Career Planning

 

Use career planning to unlock your career potential

If you are unhappy with your current job or feel that your career is not progressing in the right direction then you need to take control by using career planning to find the right job for you, which is heading in the right direction to enable you to live the life that you want to live.

The first step in career planning is to take yourself seriously and acknowledge that you are worth it, and you are the only one who can create the life you want. In order to make the hard and potentially difficult choices needed to change you have to decide that finding meaning in your life is important and not a luxury reserved for a lucky few.

Executive Transitions can help you to plan your career:

  • Career Coaching
  • Career Mapping
  • The Personal Business Plan
  • CV Services

Are any of the following typical of your current role?

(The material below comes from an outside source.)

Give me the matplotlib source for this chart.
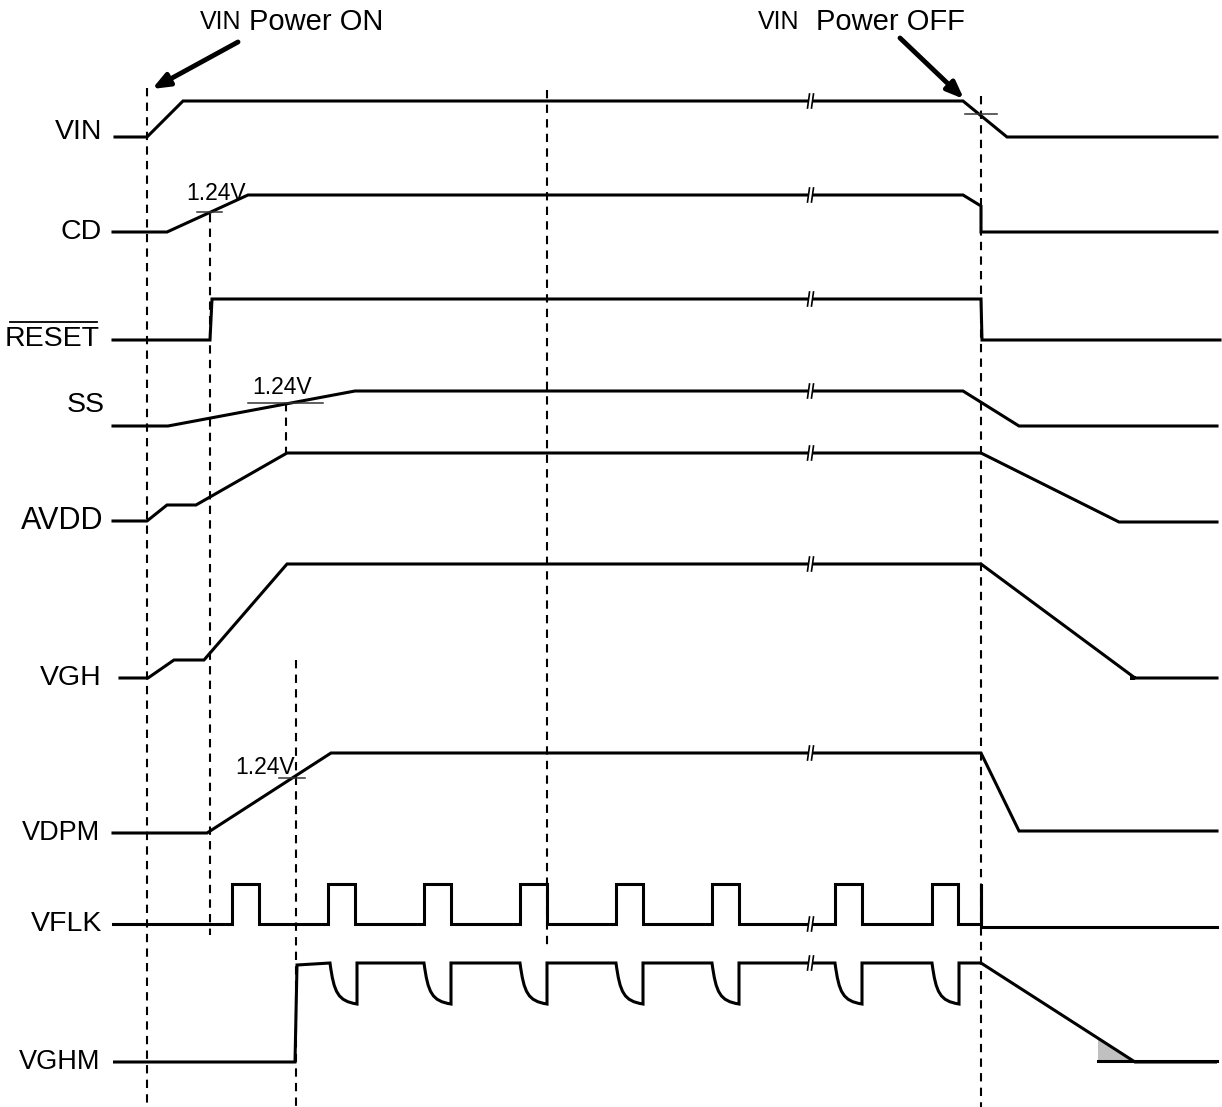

  • never-ending to-do lists
  • meaningless assignments
  • pointless meetings
  • colleagues who don’t care
  • new projects that seem destined for failure
  • unrelenting company politics
  • lack of promotion or recognition of talent
  • low pay
  • poor job prospects
  • unreasonable bosses
  • fatigue
  • boredom

If you have said yes to one or more of the items on the above list then you need to take action today to change your career.

Try answering the following questions to help you learn about and change your situation.

  1. Why are you in your current job?
    Why are you in the situation you are in?  Did you end up in your current job by choice or default? Are you fulfilling a promise made to your family or others?  Are you in a career you chose when you left school?  Take some time to assess how you got into your current situation without blaming anyone or anything— take a rational look at what has brought you to this point.
  2. Does anything about your current life work?
    Are there moments of fulfilment, meaning, or joy in your work? Can those moments be expanded through doing them more often in your current job, or by seeking a new job that would provide more of those experiences? Can you craft a better job within your current job?
    Don’t forget to consider your life outside your work. Where else do you find happiness and meaning?  Are there elements of your personal life that influence your attitude about your work—either positively or negatively?
    As you ponder these questions, do you think it’s time for a major life overhaul—perhaps a new job, move to another location, or other significant change? Or are there some small but important changes you could make now?
  3. What would you rather be doing and how would you prefer to live?
    Do you have a dream? Something that you really want to do?
  • Try writing about your ideal life: how would you be living?
  • Start a list of “must-haves” in your new life/employment situation.
  • Make a list of your talents and strengths and start to identify potential employers.
  • Notice moments of  jealousy or envy: what does someone else have that you would like?  Who do you admire?  How might you move toward what they have?
  • What would you do if you won the lottery?
  • Identify elements that might improve your life and incorporate them into your present life.
  • What steps could you take now (or have you taken) to move toward your new life?
    This is where the contemplation ends and action begins.  If you are full of ideas, but not moving forward you need to examine this. Making major life changes is hard and important—and we all tend to resist what is hard and important.

Answering these questions should help you to think more clearly about your current situation and what steps you need to take to change your career for the better.  Talk to a close friend for objective advice.  Avoid discussing your ideas and plans with people who might have a vested interest in you remaining the same.  There is a time to bring them into the conversation, but if you do it too early, you might remain stuck.